▶ Provided material
..............................
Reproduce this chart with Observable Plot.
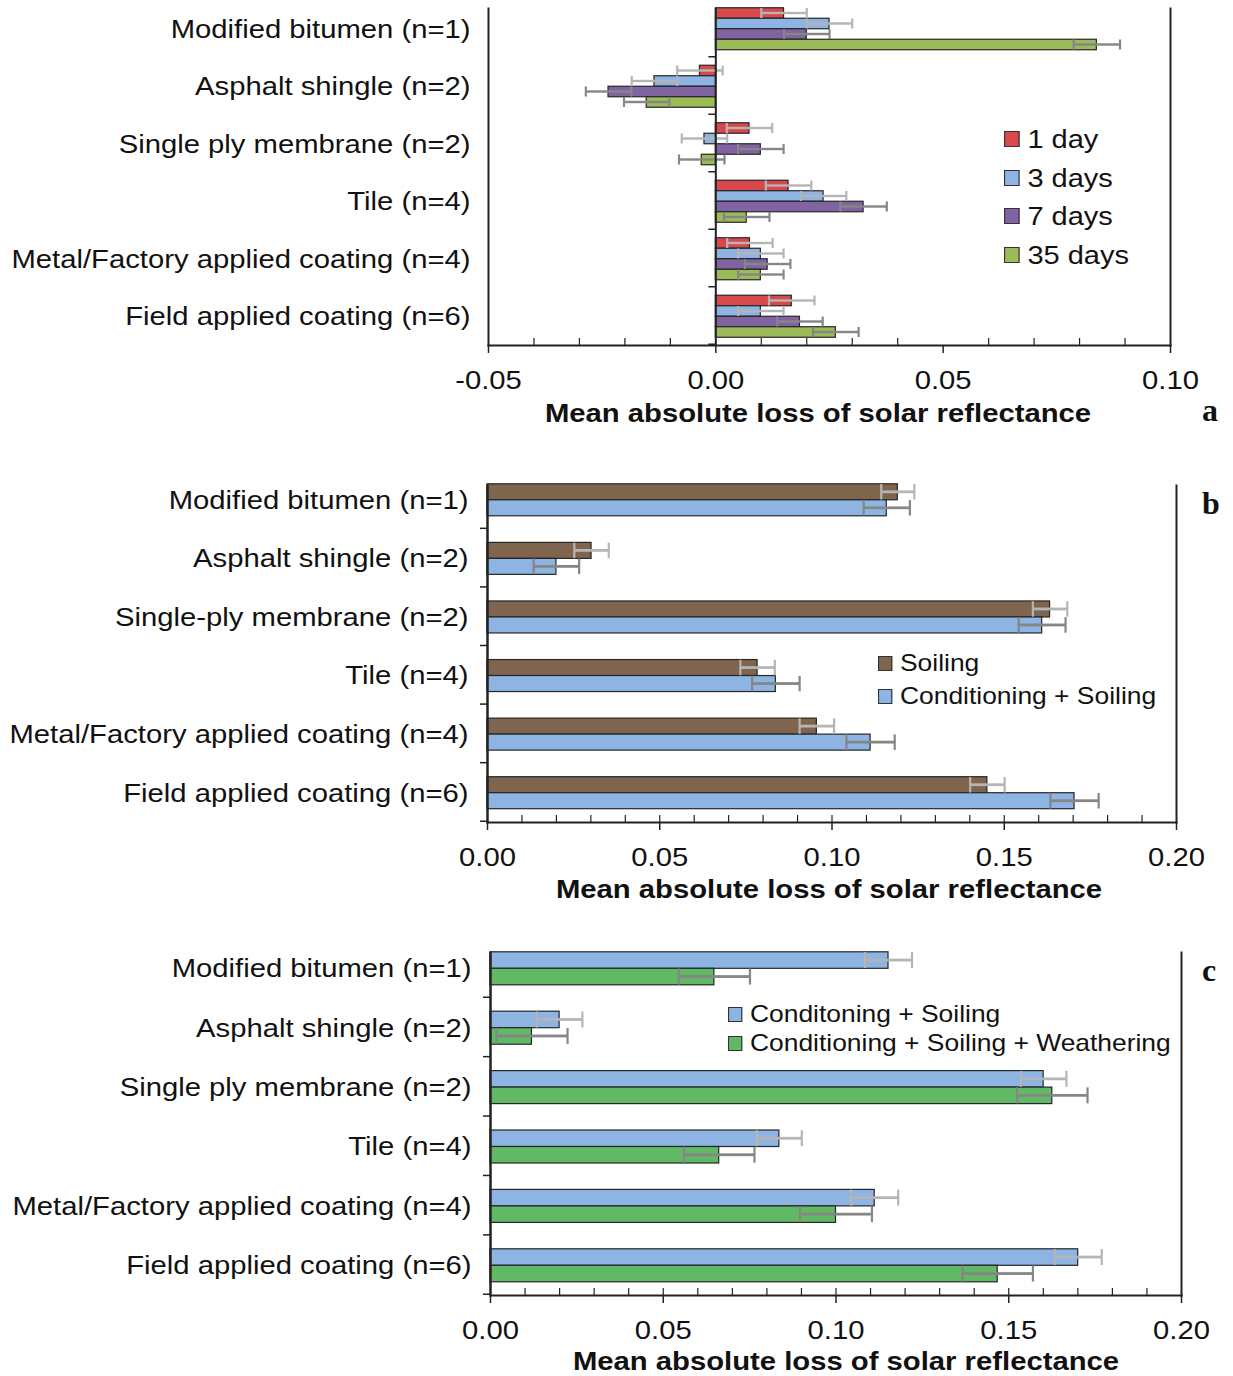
<!DOCTYPE html>
<html><head><meta charset="utf-8">
<script src="https://cdn.jsdelivr.net/npm/d3@7"></script>
<script src="https://cdn.jsdelivr.net/npm/@observablehq/plot@0.6"></script>
<style>
body{margin:0;background:#fff;}
#root{position:relative;width:1233px;height:1376px;overflow:hidden;background:#fff;font-family:"Liberation Sans",Arial,sans-serif;color:#111;}
#root svg{position:absolute;left:0;overflow:visible;}
.title{position:absolute;font-weight:bold;font-size:26px;white-space:nowrap;transform:translate(-50%,-50%) scaleX(1.125);line-height:1;}
.letter{position:absolute;font-family:"Liberation Serif","Times New Roman",serif;font-weight:bold;font-size:32px;transform:translate(-50%,-50%);line-height:1;}
.leg{position:absolute;white-space:nowrap;display:flex;align-items:center;transform-origin:0 50%;line-height:1;}
.sw{display:inline-block;border:1px solid #333;box-sizing:border-box;margin-right:7px;}
</style></head>
<body><div id="root"></div>
<script>
// ---------- DATA ----------
const categoriesA = ["Modified bitumen (n=1)", "Asphalt shingle (n=2)", "Single ply membrane (n=2)", "Tile (n=4)", "Metal/Factory applied coating (n=4)", "Field applied coating (n=6)"];
const seriesA = ["1 day", "3 days", "7 days", "35 days"];
const a1day    = [0.0150, -0.0035,  0.0074, 0.0160, 0.0075, 0.0167];
const a3days   = [0.0250, -0.0135, -0.0025, 0.0237, 0.0099, 0.0099];
const a7days   = [0.0200, -0.0236,  0.0099, 0.0325, 0.0114, 0.0185];
const a35days  = [0.0838, -0.0152, -0.0031, 0.0068, 0.0099, 0.0264];
const a1dayErr   = [0.005, 0.005, 0.005, 0.005, 0.005, 0.005];
const a3daysErr  = [0.005, 0.005, 0.005, 0.005, 0.005, 0.005];
const a7daysErr  = [0.005, 0.005, 0.005, 0.0051, 0.005, 0.005];
const a35daysErr = [0.0051, 0.005, 0.005, 0.005, 0.005, 0.005];
const aMajorTicks = [-0.05, 0, 0.05, 0.10];
const aMinorTicks = [-0.04, -0.03, -0.02, -0.01, 0.01, 0.02, 0.03, 0.04, 0.06, 0.07, 0.08, 0.09];

const categoriesB = ["Modified bitumen (n=1)", "Asphalt shingle (n=2)", "Single-ply membrane (n=2)", "Tile (n=4)", "Metal/Factory applied coating (n=4)", "Field applied coating (n=6)"];
const seriesB = ["Soiling", "Conditioning + Soiling"];
const bSoiling    = [0.1191, 0.0302, 0.1633, 0.0784, 0.0956, 0.1451];
const bSoilingErr = [0.0048, 0.0050, 0.0050, 0.0050, 0.0050, 0.0050];
const bCond       = [0.1159, 0.0200, 0.1610, 0.0837, 0.1112, 0.1704];
const bCondErr    = [0.0067, 0.0066, 0.0068, 0.0069, 0.0070, 0.0070];

const categoriesC = ["Modified bitumen (n=1)", "Asphalt shingle (n=2)", "Single ply membrane (n=2)", "Tile (n=4)", "Metal/Factory applied coating (n=4)", "Field applied coating (n=6)"];
const seriesC = ["Conditoning + Soiling", "Conditioning + Soiling + Weathering"];
const cCond       = [0.1152, 0.0200, 0.1601, 0.0836, 0.1112, 0.1701];
const cCondErr    = [0.0068, 0.0066, 0.0066, 0.0065, 0.0068, 0.0068];
const cWeath      = [0.0648, 0.0120, 0.1626, 0.0662, 0.1000, 0.1468];
const cWeathErr   = [0.0103, 0.0103, 0.0102, 0.0102, 0.0104, 0.0102];
const bcMajorTicks = [0, 0.05, 0.10, 0.15, 0.20];
const bcMinorTicks = [0.01, 0.02, 0.03, 0.04, 0.05, 0.06, 0.07, 0.08, 0.09, 0.10, 0.11, 0.12, 0.13, 0.14, 0.15, 0.16, 0.17, 0.18, 0.19];

const xTitle = "Mean absolute loss of solar reflectance";

// ---------- RENDER ----------
const root = document.getElementById("root");
const LIGHT = "#b5b5b5", DARK = "#868686", INK = "#222";
const STRETCH = 1.125;

function stretchText(svg) {
  svg.querySelectorAll('g[aria-label$="tick label"] text').forEach(t => {
    const tr = t.getAttribute("transform");
    if (tr) t.setAttribute("transform", tr + ` scale(${STRETCH},1)`);
    else {
      const x = +t.getAttribute("x") || 0, y = +t.getAttribute("y") || 0;
      t.setAttribute("transform", `translate(${x},${y}) scale(${STRETCH},1) translate(${-x},${-y})`);
    }
  });
}

function panel(o) {
  const S = (o.yRange[1] - o.yRange[0]) / o.categories.length;
  const n = o.series.length, h = o.group / n, pad = (S - o.group) / 2;
  const plotH = o.height - o.marginTop - o.marginBottom;
  const pxPerUnit = (o.right - o.left) / (o.xDomain[1] - o.xDomain[0]);
  const marks = [];
  const rowsAll = o.series.map((s, k) => o.categories.map((c, i) => ({cat: c, v: o.values[k][i], e: o.errors[k][i]})));
  rowsAll.forEach((rows, k) => {
    marks.push(Plot.barX(rows, {y: "cat", x1: () => 0, x2: "v", fill: o.colors[k], stroke: "#262626", strokeWidth: 1.2,
      insetTop: pad + k * h, insetBottom: S - (pad + (k + 1) * h)}));
  });
  rowsAll.forEach((rows, k) => {
    const c = pad + (k + 0.5) * h, capH = h - 0.5, lw = o.errWidth / 2;
    marks.push(Plot.barX(rows, {y: "cat", x1: d => d.v - d.e, x2: d => d.v + d.e, fill: o.errColors[k],
      insetTop: c - lw, insetBottom: S - c - lw}));
    marks.push(Plot.tickX(rows, {y: "cat", x: d => d.v - d.e, stroke: o.errColors[k], strokeWidth: 2.2, insetTop: c - capH / 2, insetBottom: S - c - capH / 2}));
    marks.push(Plot.tickX(rows, {y: "cat", x: d => d.v + d.e, stroke: o.errColors[k], strokeWidth: 2.2, insetTop: c - capH / 2, insetBottom: S - c - capH / 2}));
  });
  // category boundary ticks on the zero axis
  marks.push(Plot.barX(o.categories, {y: d => d, x1: () => -7 / pxPerUnit, x2: () => 0, fill: INK, insetTop: S - 1.5}));
  // frame & axes lines
  marks.push(Plot.ruleX(o.minorTicks, {stroke: INK, strokeWidth: 1.2, insetTop: plotH - 7}));
  marks.push(Plot.frame({anchor: "bottom", stroke: INK, strokeWidth: 2}));
  marks.push(Plot.frame({anchor: "right", stroke: INK, strokeWidth: 2}));
  if (o.leftFrame) marks.push(Plot.frame({anchor: "left", stroke: INK, strokeWidth: 2}));
  marks.push(Plot.ruleX([0], {stroke: INK, strokeWidth: 2}));
  marks.push(Plot.axisY({tickSize: 0, tickPadding: o.tickPad, fontSize: o.fontSize, label: null}));
  marks.push(Plot.axisX({ticks: o.majorTicks, tickFormat: d => d.toFixed(2), tickSize: 8, tickPadding: 17, fontSize: o.fontSize, label: null, stroke: INK, strokeWidth: 1.5}));
  const svg = Plot.plot({
    width: 1233, height: o.height,
    marginLeft: o.left, marginRight: 1233 - o.right, marginTop: o.marginTop, marginBottom: o.marginBottom,
    x: {domain: o.xDomain},
    y: {domain: o.categories, range: o.yRange, padding: 0, round: false},
    style: {fontFamily: '"Liberation Sans", Arial, sans-serif', color: "#111", background: "transparent"},
    marks
  });
  stretchText(svg);
  svg.style.top = o.top + "px";
  root.appendChild(svg);
}

function addText(cls, text, x, y) {
  const d = document.createElement("div");
  d.className = cls; d.textContent = text;
  d.style.left = x + "px"; d.style.top = y + "px";
  root.appendChild(d);
}
function legend(items, colors, left, tops, fontSize, sw, stretch) {
  items.forEach((t, i) => {
    const d = document.createElement("div");
    d.className = "leg";
    d.style.left = left + "px"; d.style.top = tops[i] + "px"; d.style.fontSize = fontSize + "px";
    d.style.transform = `translateY(-50%) scaleX(${stretch})`;
    const s = document.createElement("span");
    s.className = "sw"; s.style.background = colors[i]; s.style.width = sw[0] + "px"; s.style.height = sw[1] + "px";
    const tx = document.createElement("span"); tx.textContent = t;
    d.appendChild(s); d.appendChild(tx);
    root.appendChild(d);
  });
}

const colA = ["#d9484b", "#8db4e3", "#8064a2", "#9bbb59"];
panel({
  top: 0, height: 432, left: 488, right: 1170, marginTop: 8, marginBottom: 87, yRange: [0, 345], group: 42,
  categories: categoriesA, series: seriesA,
  values: [a1day, a3days, a7days, a35days], errors: [a1dayErr, a3daysErr, a7daysErr, a35daysErr],
  colors: colA, errColors: [LIGHT, LIGHT, DARK, DARK], errWidth: 2.4,
  xDomain: [-0.05, 0.10], majorTicks: aMajorTicks, minorTicks: aMinorTicks, leftFrame: true, tickPad: 18, fontSize: 26
});
const colB = ["#7f654d", "#8db4e3"];
panel({
  top: 460, height: 450, left: 487, right: 1176, marginTop: 25, marginBottom: 88, yRange: [10.5, 362], group: 32,
  categories: categoriesB, series: seriesB,
  values: [bSoiling, bCond], errors: [bSoilingErr, bCondErr],
  colors: colB, errColors: [LIGHT, DARK], errWidth: 2.8,
  xDomain: [0, 0.20], majorTicks: bcMajorTicks, minorTicks: bcMinorTicks, leftFrame: true, tickPad: 19, fontSize: 26
});
const colC = ["#8db4e3", "#62b965"];
panel({
  top: 930, height: 446, left: 490, right: 1181, marginTop: 22, marginBottom: 81, yRange: [8.6, 365], group: 33,
  categories: categoriesC, series: seriesC,
  values: [cCond, cWeath], errors: [cCondErr, cWeathErr],
  colors: colC, errColors: [LIGHT, DARK], errWidth: 2.8,
  xDomain: [0, 0.20], majorTicks: bcMajorTicks, minorTicks: bcMinorTicks, leftFrame: true, tickPad: 19, fontSize: 26
});

legend(seriesA, colA, 1004, [139, 178, 216, 255], 26, [14, 16], 1.115);
legend(seriesB, colB, 878, [663, 696], 24, [13, 15], 1.1);
legend(seriesC, colC, 728, [1014, 1043], 24, [13, 15], 1.1);

addText("title", xTitle, 818, 413);
addText("title", xTitle, 829, 889);
addText("title", xTitle, 846, 1361);
addText("letter", "a", 1210, 410);
addText("letter", "b", 1211, 503);
addText("letter", "c", 1209, 970);
</script>
</body></html>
..............................
Begin at the top of the material above and output each line exactly, stopping after the line that holds "0.07, 0.08, 0.09];". Leave out pictures.

▶ Task solution
Reproduce this chart with Observable Plot.
<!DOCTYPE html>
<html><head><meta charset="utf-8">
<script src="https://cdn.jsdelivr.net/npm/d3@7"></script>
<script src="https://cdn.jsdelivr.net/npm/@observablehq/plot@0.6"></script>
<style>
body{margin:0;background:#fff;}
#root{position:relative;width:1233px;height:1376px;overflow:hidden;background:#fff;font-family:"Liberation Sans",Arial,sans-serif;color:#111;}
#root svg{position:absolute;left:0;overflow:visible;}
.title{position:absolute;font-weight:bold;font-size:26px;white-space:nowrap;transform:translate(-50%,-50%) scaleX(1.125);line-height:1;}
.letter{position:absolute;font-family:"Liberation Serif","Times New Roman",serif;font-weight:bold;font-size:32px;transform:translate(-50%,-50%);line-height:1;}
.leg{position:absolute;white-space:nowrap;display:flex;align-items:center;transform-origin:0 50%;line-height:1;}
.sw{display:inline-block;border:1px solid #333;box-sizing:border-box;margin-right:7px;}
</style></head>
<body><div id="root"></div>
<script>
// ---------- DATA ----------
const categoriesA = ["Modified bitumen (n=1)", "Asphalt shingle (n=2)", "Single ply membrane (n=2)", "Tile (n=4)", "Metal/Factory applied coating (n=4)", "Field applied coating (n=6)"];
const seriesA = ["1 day", "3 days", "7 days", "35 days"];
const a1day    = [0.0150, -0.0035,  0.0074, 0.0160, 0.0075, 0.0167];
const a3days   = [0.0250, -0.0135, -0.0025, 0.0237, 0.0099, 0.0099];
const a7days   = [0.0200, -0.0236,  0.0099, 0.0325, 0.0114, 0.0185];
const a35days  = [0.0838, -0.0152, -0.0031, 0.0068, 0.0099, 0.0264];
const a1dayErr   = [0.005, 0.005, 0.005, 0.005, 0.005, 0.005];
const a3daysErr  = [0.005, 0.005, 0.005, 0.005, 0.005, 0.005];
const a7daysErr  = [0.005, 0.005, 0.005, 0.0051, 0.005, 0.005];
const a35daysErr = [0.0051, 0.005, 0.005, 0.005, 0.005, 0.005];
const aMajorTicks = [-0.05, 0, 0.05, 0.10];
const aMinorTicks = [-0.04, -0.03, -0.02, -0.01, 0.01, 0.02, 0.03, 0.04, 0.06, 0.07, 0.08, 0.09];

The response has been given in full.